_Task goal:_ From the records below, extract all the text exactly and leave the images behind.

_Recorded data:_
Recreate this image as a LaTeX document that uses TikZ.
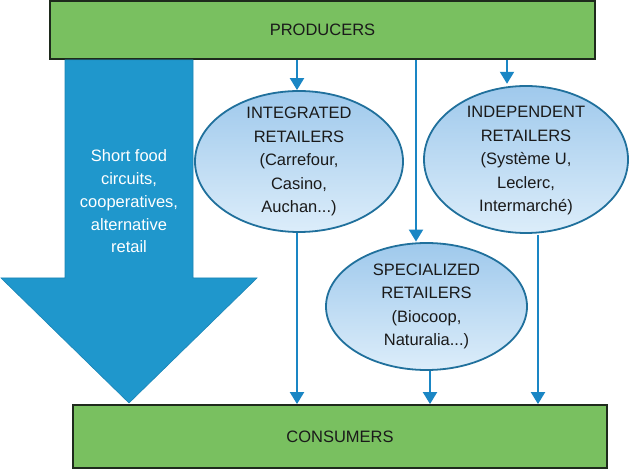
\documentclass[tikz,border=0pt]{standalone}
\usepackage{fontspec}
\setmainfont{Liberation Sans}
\usetikzlibrary{arrows.meta,shapes.geometric}
\definecolor{boxgreen}{HTML}{79C060}
\definecolor{boxedge}{HTML}{1E2A1C}
\definecolor{bigblue}{HTML}{1F97CC}
\definecolor{bigedge}{HTML}{1A84B5}
\definecolor{conblue}{HTML}{1A86C4}
\definecolor{elltop}{HTML}{9FC9EC}
\definecolor{ellbot}{HTML}{DCEDFA}
\definecolor{elledge}{HTML}{20709C}
\definecolor{txt}{HTML}{1A1A1A}
\tikzset{
  bar/.style={draw=boxedge, line width=1.8pt, fill=boxgreen, inner sep=0pt, text=txt,
    font=\fontsize{16.5}{20}\selectfont},
  ret/.style={ellipse, draw=elledge, line width=1.8pt, top color=elltop, bottom color=ellbot,
    inner sep=0pt},
  rettext/.style={align=center, text=txt, font=\fontsize{16.5}{23.5}\selectfont, inner sep=0pt},
  conn/.style={draw=conblue, line width=2pt, -{Triangle[width=14pt,length=12pt]}},
}
\begin{document}
\begin{tikzpicture}[x=1pt,y=-1pt]
\useasboundingbox (0,0) rectangle (632,470);
% producers and consumers
\node[bar, minimum width=545pt, minimum height=58pt] (prod) at (322.5,30) {PRODUCERS};
\node[bar, minimum width=534pt, minimum height=63pt] (cons) at (340,436.5) {CONSUMERS};
% big arrow
\coordinate (bl) at (65,0);
\coordinate (br) at (193,0);
\coordinate (tip) at (129,403);
\fill[bigblue, draw=bigedge, line width=0.6pt]
  (prod.south -| bl) -- (prod.south -| br) -- (193,278) -- (257,278) -- (tip)
  -- (1,278) -- (65,278) -- cycle;
\node[rettext, text=white, font=\fontsize{16.5}{22.8}\selectfont] (alt) at (129,201.5)
  {Short food\\circuits,\\cooperatives,\\alternative\\retail};
% retailers
\node[ret, minimum width=208pt, minimum height=141pt] (int) at (299,161.5) {};
\node[rettext] (intt) at (int.center) {INTEGRATED\\RETAILERS\\(Carrefour,\\Casino,\\Auchan...)};
\node[ret, minimum width=204pt, minimum height=147pt] (ind) at (526,159.5) {};
\node[rettext] (indt) at ([yshift=-1.5pt]ind.center) {INDEPENDENT\\RETAILERS\\(Système U,\\Leclerc,\\Intermarché)};
\node[ret, minimum width=201pt, minimum height=127pt] (spe) at (426.5,306.5) {};
\node[rettext] (spet) at (spe.center) {SPECIALIZED\\RETAILERS\\(Biocoop,\\Naturalia...)};
% connectors
\coordinate (xi) at (297,0);
\coordinate (xm) at (416,0);
\coordinate (xd) at (507,0);
\coordinate (xs) at (430,0);
\coordinate (xo) at (538,0);
\draw[conn] (prod.south -| xi) -- (int.north -| xi);
\draw[conn] (prod.south -| xm) -- ([yshift=0.5pt]spe.north -| xm);
\draw[conn] (prod.south -| xd) -- ([yshift=1.3pt]ind.north -| xd);
\draw[conn] (int.south -| xi) -- (cons.north -| xi);
\draw[conn] (spe.south -| xs) -- (cons.north -| xs);
\draw[conn] ([yshift=-1pt]ind.south -| xo) -- (cons.north -| xo);
\end{tikzpicture}
\end{document}
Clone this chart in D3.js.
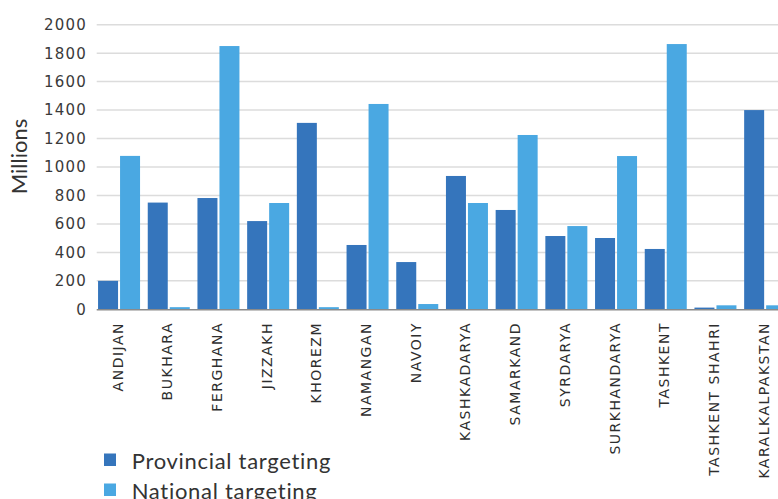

_Result:_
Recreate this image as a LaTeX document that uses TikZ.
\documentclass[tikz,border=0pt]{standalone}
\usepackage{fontspec}
\setmainfont{Liberation Sans}
\usetikzlibrary{arrows.meta,shapes.geometric}
\definecolor{boxgreen}{HTML}{79C060}
\definecolor{boxedge}{HTML}{1E2A1C}
\definecolor{bigblue}{HTML}{1F97CC}
\definecolor{bigedge}{HTML}{1A84B5}
\definecolor{conblue}{HTML}{1A86C4}
\definecolor{elltop}{HTML}{9FC9EC}
\definecolor{ellbot}{HTML}{DCEDFA}
\definecolor{elledge}{HTML}{20709C}
\definecolor{txt}{HTML}{1A1A1A}
\tikzset{
  bar/.style={draw=boxedge, line width=1.8pt, fill=boxgreen, inner sep=0pt, text=txt,
    font=\fontsize{16.5}{20}\selectfont},
  ret/.style={ellipse, draw=elledge, line width=1.8pt, top color=elltop, bottom color=ellbot,
    inner sep=0pt},
  rettext/.style={align=center, text=txt, font=\fontsize{16.5}{23.5}\selectfont, inner sep=0pt},
  conn/.style={draw=conblue, line width=2pt, -{Triangle[width=14pt,length=12pt]}},
}
\begin{document}
\begin{tikzpicture}[x=1pt,y=-1pt]
\useasboundingbox (0,0) rectangle (632,470);
% producers and consumers
\node[bar, minimum width=545pt, minimum height=58pt] (prod) at (322.5,30) {PRODUCERS};
\node[bar, minimum width=534pt, minimum height=63pt] (cons) at (340,436.5) {CONSUMERS};
% big arrow
\coordinate (bl) at (65,0);
\coordinate (br) at (193,0);
\coordinate (tip) at (129,403);
\fill[bigblue, draw=bigedge, line width=0.6pt]
  (prod.south -| bl) -- (prod.south -| br) -- (193,278) -- (257,278) -- (tip)
  -- (1,278) -- (65,278) -- cycle;
\node[rettext, text=white, font=\fontsize{16.5}{22.8}\selectfont] (alt) at (129,201.5)
  {Short food\\circuits,\\cooperatives,\\alternative\\retail};
% retailers
\node[ret, minimum width=208pt, minimum height=141pt] (int) at (299,161.5) {};
\node[rettext] (intt) at (int.center) {INTEGRATED\\RETAILERS\\(Carrefour,\\Casino,\\Auchan...)};
\node[ret, minimum width=204pt, minimum height=147pt] (ind) at (526,159.5) {};
\node[rettext] (indt) at ([yshift=-1.5pt]ind.center) {INDEPENDENT\\RETAILERS\\(Système U,\\Leclerc,\\Intermarché)};
\node[ret, minimum width=201pt, minimum height=127pt] (spe) at (426.5,306.5) {};
\node[rettext] (spet) at (spe.center) {SPECIALIZED\\RETAILERS\\(Biocoop,\\Naturalia...)};
% connectors
\coordinate (xi) at (297,0);
\coordinate (xm) at (416,0);
\coordinate (xd) at (507,0);
\coordinate (xs) at (430,0);
\coordinate (xo) at (538,0);
\draw[conn] (prod.south -| xi) -- (int.north -| xi);
\draw[conn] (prod.south -| xm) -- ([yshift=0.5pt]spe.north -| xm);
\draw[conn] (prod.south -| xd) -- ([yshift=1.3pt]ind.north -| xd);
\draw[conn] (int.south -| xi) -- (cons.north -| xi);
\draw[conn] (spe.south -| xs) -- (cons.north -| xs);
\draw[conn] ([yshift=-1pt]ind.south -| xo) -- (cons.north -| xo);
\end{tikzpicture}
\end{document}
Clone this chart in D3.js.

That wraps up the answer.